For the foregoing reasons, the district court’s decision is reversed and the case is remanded for dismissal for failure to exhaust state remedies.

REVERSED AND REMANDED. 
      
      . N.C.G.S. § 15A-1419 provides:
      (a) The following are grounds for the denial of a motion for appropriate relief:
      (1) Upon a previous motion made pursuant to this Article, the defendant was in a position to adequately raise the ground or issue underlying the present motion but did not do so. This subdivision does not apply to a motion based upon deprivation of the right to counsel at the trial or upon failure of the trial court to advise the defendant of such right. This subdivision does not apply when the previous motion was made within 10 days after entry of judgment.
      (2) The ground or issue underlying the motion was previously determined on the merits upon an appeal from the judgment or upon a previous motion or proceeding in the courts of this State or a federal court, unless since the time of such previous determination there has been a retroactively effective change in the law controlling such issue.
      (3) Upon a previous appeal the defendant was in a position to adequately raise the ground or issue underlying the present motion but did not do so.
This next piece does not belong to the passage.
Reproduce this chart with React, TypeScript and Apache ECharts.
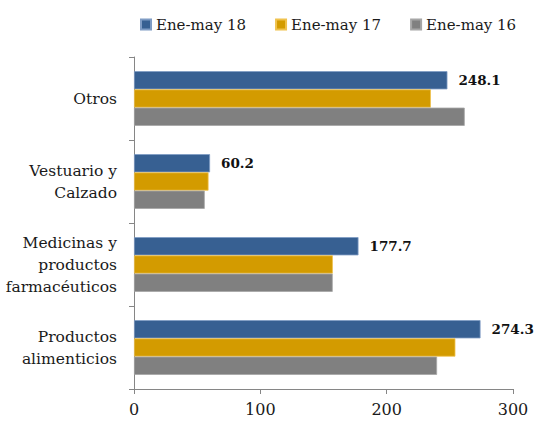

      (b) Although the court may deny the motion under any of the circumstances specified in this section, in the interest of justice and for good cause shown it may in its discretion grant the motion if it is otherwise meritorious.
     
      
      . We recognize that Richardson has taken a position on appeal that is inconsistent with his position before the district court and that appellate courts generally should “not decide the case on a legal theory directly contrary to that advanced by appellants at trial.” Alexander v. Town & Country Estates, Inc., 535 F.2d 1081, 1082 n. 1 (8th Cir.1976); Meiners v. Moriarity, 563 F.2d 343, 352 (7th Cir.1977). Inasmuch as this court directed argument on this specific issue, however, we will not apply the equitable prohibition against inconsistent positions.
     
      
      . At oral argument, we were presented, without objection, with a copy of a Superior Court decision in which this exception was applied.
     
      
      . Under Rose v. Lundy, 455 U.S. 509, 102 S.Ct. 1198, 71 L.Ed.2d 379 (1982), where, as here, the habeas corpus petition presents both exhausted and unexhausted claims, the entire petition should be dismissed. Thus, all five of Richardson’s claims must be dismissed.